Para Fernanda Aquino, debate sobre as casas de sementes crioulas é oportuna diante do atual cenário de catástrofes climáticas, incêndios que devastam florestas, principalmente aqui no Brasil. “É muito importante a gente firmar essas parcerias no sentido da construção de um planeta mais justo, e as casas de cimentes estão nessa perspectiva. A gente sabe que existe um pomar oculto no coração de cada semente. E essa semente precisa ser cuidada, o solo precisa ser cuidado, manejado. Todo o cuidado que a natureza exige, que nós esquecemos. Estamos numa fase de destruição e não de construção. E a secretaria, muito sabiamente, nesse momento, tem a perspectiva e dessa política pública”, explicou. 

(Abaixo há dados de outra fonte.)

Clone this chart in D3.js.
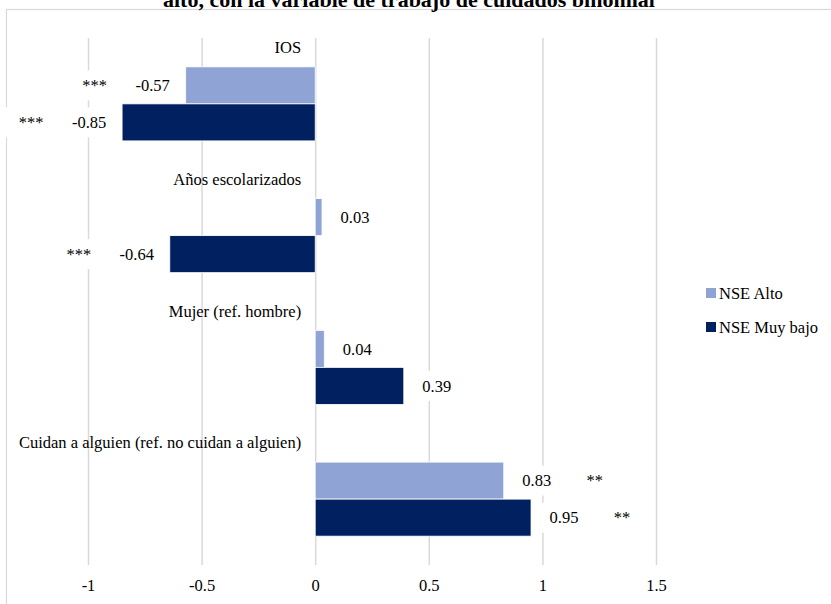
<!DOCTYPE html>
<html>
<head>
<meta charset="utf-8">
<script src="https://cdn.jsdelivr.net/npm/d3@7"></script>
<style>
  html, body { margin: 0; padding: 0; background: #fff; }
  svg { display: block; font-family: "Liberation Serif", "DejaVu Serif", serif; }
</style>
</head>
<body>
<svg id="chart" width="831" height="604"></svg>
<script>
// Coefficients by NSE group
const categories = [
  "IOS",
  "Años escolarizados",
  "Mujer (ref. hombre)",
  "Cuidan a alguien (ref. no cuidan a alguien)"
];
const seriesNames = ["NSE Alto", "NSE Muy bajo"];
const nseAlto = [-0.57, 0.03, 0.04, 0.83];
const nseMuyBajo = [-0.85, -0.64, 0.39, 0.95];
const sigAlto = ["***", "", "", "**"];
const sigMuyBajo = ["***", "***", "", "**"];
const tickValues = [-1, -0.5, 0, 0.5, 1, 1.5];
const colors = ["#8FA4D4", "#002060"];
const titleText = "alto, con la variable de trabajo de cuidados binomial";

const svg = d3.select("#chart");
const W = 831, H = 604;
const plot = { left: 88, right: 656, top: 38, bottom: 565 };
const fs = 16.5;

// outer chart frame (runs past the page edges)
svg.append("rect")
  .attr("x", 6.5).attr("y", 9.5)
  .attr("width", W + 20).attr("height", H + 20)
  .attr("fill", "#fff").attr("stroke", "#d9d9d9").attr("stroke-width", 1.2);

svg.append("text")
  .attr("x", 409).attr("y", 6.5)
  .attr("text-anchor", "middle")
  .attr("font-weight", "bold")
  .attr("font-size", 22)
  .attr("fill", "#000")
  .text(titleText);

const x = d3.scaleLinear().domain([-1, 1.5]).range([plot.left, plot.right]);
const y = d3.scaleBand().domain(categories)
  .range([plot.top, plot.bottom])
  .paddingInner(0.438).paddingOuter(0.219);
const yInner = d3.scaleBand().domain(seriesNames).range([0, y.bandwidth()]);

// vertical gridlines
svg.append("g")
  .attr("transform", `translate(0,${plot.bottom})`)
  .call(d3.axisBottom(x).tickValues(tickValues).tickSize(-(plot.bottom - plot.top)).tickFormat(""))
  .call(g => g.select(".domain").remove())
  .call(g => g.selectAll("line").attr("stroke", "#d9d9d9").attr("stroke-width", 1.5));

// x tick labels
svg.append("g")
  .attr("transform", `translate(0,${plot.bottom})`)
  .call(d3.axisBottom(x).tickValues(tickValues).tickSize(0).tickPadding(14)
    .tickFormat(d => String(d)))
  .call(g => g.select(".domain").remove())
  .call(g => g.selectAll("text")
    .attr("font-family", "Liberation Serif, serif")
    .attr("font-size", fs).attr("fill", "#000"));

// rows of data
const rows = categories.map((c, i) => ({
  cat: c,
  vals: [
    { s: seriesNames[0], v: nseAlto[i], sig: sigAlto[i], color: colors[0] },
    { s: seriesNames[1], v: nseMuyBajo[i], sig: sigMuyBajo[i], color: colors[1] }
  ]
}));

const groups = svg.append("g").selectAll("g.cat")
  .data(rows).join("g")
  .attr("class", "cat")
  .attr("transform", d => `translate(0,${y(d.cat)})`);

groups.selectAll("rect.bar")
  .data(d => d.vals).join("rect")
  .attr("class", "bar")
  .attr("x", d => x(Math.min(0, d.v)))
  .attr("width", d => Math.abs(x(d.v) - x(0)))
  .attr("y", d => yInner(d.s))
  .attr("height", yInner.bandwidth())
  .attr("fill", d => d.color)
  .attr("stroke", "#fff").attr("stroke-width", 0.8);

// category labels above each group
svg.append("g").selectAll("text")
  .data(categories).join("text")
  .attr("x", x(0) - 14)
  .attr("y", d => y(d) - y.step() * y.paddingInner() / 2 + 15)
  .attr("text-anchor", "end")
  .attr("font-size", fs)
  .attr("fill", "#000")
  .text(d => d);

// value labels with significance stars on white boxes
const labelGap = 33, starGap = 58, boxPad = 30, boxH = 30;
groups.each(function (row) {
  const g = d3.select(this);
  row.vals.forEach(d => {
    const dir = d.v < 0 ? -1 : 1;
    const cy = yInner(d.s) + yInner.bandwidth() / 2;
    const vx = x(d.v) + dir * labelGap;
    const sx = vx + dir * starGap;
    const near = vx - dir * 22;
    const far = d.sig ? sx + dir * boxPad : vx + dir * 22;
    g.append("rect")
      .attr("x", Math.min(near, far)).attr("width", Math.abs(far - near))
      .attr("y", cy - boxH / 2).attr("height", boxH)
      .attr("fill", "#fff");
    g.append("text")
      .attr("x", vx).attr("y", cy).attr("dy", "0.35em")
      .attr("text-anchor", "middle").attr("font-size", fs).attr("fill", "#000")
      .text(d.v.toFixed(2));
    if (d.sig) {
      g.append("text")
        .attr("x", sx).attr("y", cy).attr("dy", "0.35em")
        .attr("text-anchor", "middle").attr("font-size", fs).attr("fill", "#000")
        .text(d.sig);
    }
  });
});

// legend
const legend = svg.append("g").attr("transform", "translate(706,0)");
seriesNames.forEach((s, i) => {
  const ly = 293 + i * 34;
  legend.append("rect").attr("x", 0).attr("y", ly - 5).attr("width", 10).attr("height", 10)
    .attr("fill", colors[i]);
  legend.append("text").attr("x", 13).attr("y", ly).attr("dy", "0.35em")
    .attr("font-size", fs).attr("fill", "#000").text(s);
});
</script>
</body>
</html>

Para Fernanda, o trabalho de levantamento das casas de sementes no Ceará é a base de tudo. “E a Ematerce, como vinculada, que faz toda a operacionalização do programa Hora de Plantar a nível de município, a nível local, junto ao agricultor familiar, está junto no fortalecimento da agroecologia, em busca dessa matriz tecnológica, de práticas agroecológicas sustentáveis. E isso começa pela semente. Então é fundamental, nesse momento, a gente dar as mãos”, conclamou. Na opinião dela, semente é um espaço de cultura alimentar, de práticas políticas e sociais, de buscar segurança alimentar das pessoas e de alimentos saudáveis.

“Em nome dos agricultores, digo que estou muito feliz. Falar de uma coisa que a gente há vinte anos briga, tema, bate, discute, e nunca teve êxito, é muito importante. Durante todo esse tempo, tivemos uma parceria grande das ONGs, muitas vezes contra os governos municipais que não queriam. É preciso que o Estado veja o lado do agricultor. Se isso decola, o agricultor também vai decolar. Que essa iniciativa dê certo, e eu vou estar junto”, comemorou o agricultor João Félix, guardião de sementes Sítio Riacho do Meio, em Choró

Representante da Rede de Intercâmbio de Sementes (RIS), Paulo César classificou o momento como de culminância do processo de fortalecimento das casas de sementes. “A fala do agricultor chegou até o governo. Se foi mapeado esse tanto de casas de sementes, significa que uma turma grande que esteve trabalhando e mantendo tudo isso”, constatou, ao colocar que a rede celebra isso de forma especial através das festas da colheita. “Celebra com o agricultor o momento da colheita dos frutos do trabalho, a organização, a cultura e a espiritualidade das pessoas”, disse. Na visão dele, os agricultores antes se sentiam sós nesse processo, “e agora estamos caminhando de pés e mãos dadas. Foi importante termos avançado em legislação, precisamos evoluir, mas temos uma base com potencial produtivo. Tenho certeza que esse processo vai ser um sucesso”, assegurou.

Em nome do Movimento dos Trabalhadores Rurais Sem Terra (MST), Antônio José, o momento é de comemorar. “Não é para a gente parar aqui, mas também saber que muitos avanços já temos”, observou. Ele acredita que “a cooperação precisa ser fortalecida para a gente colocar as sementes crioula no patamar que a gente quer”.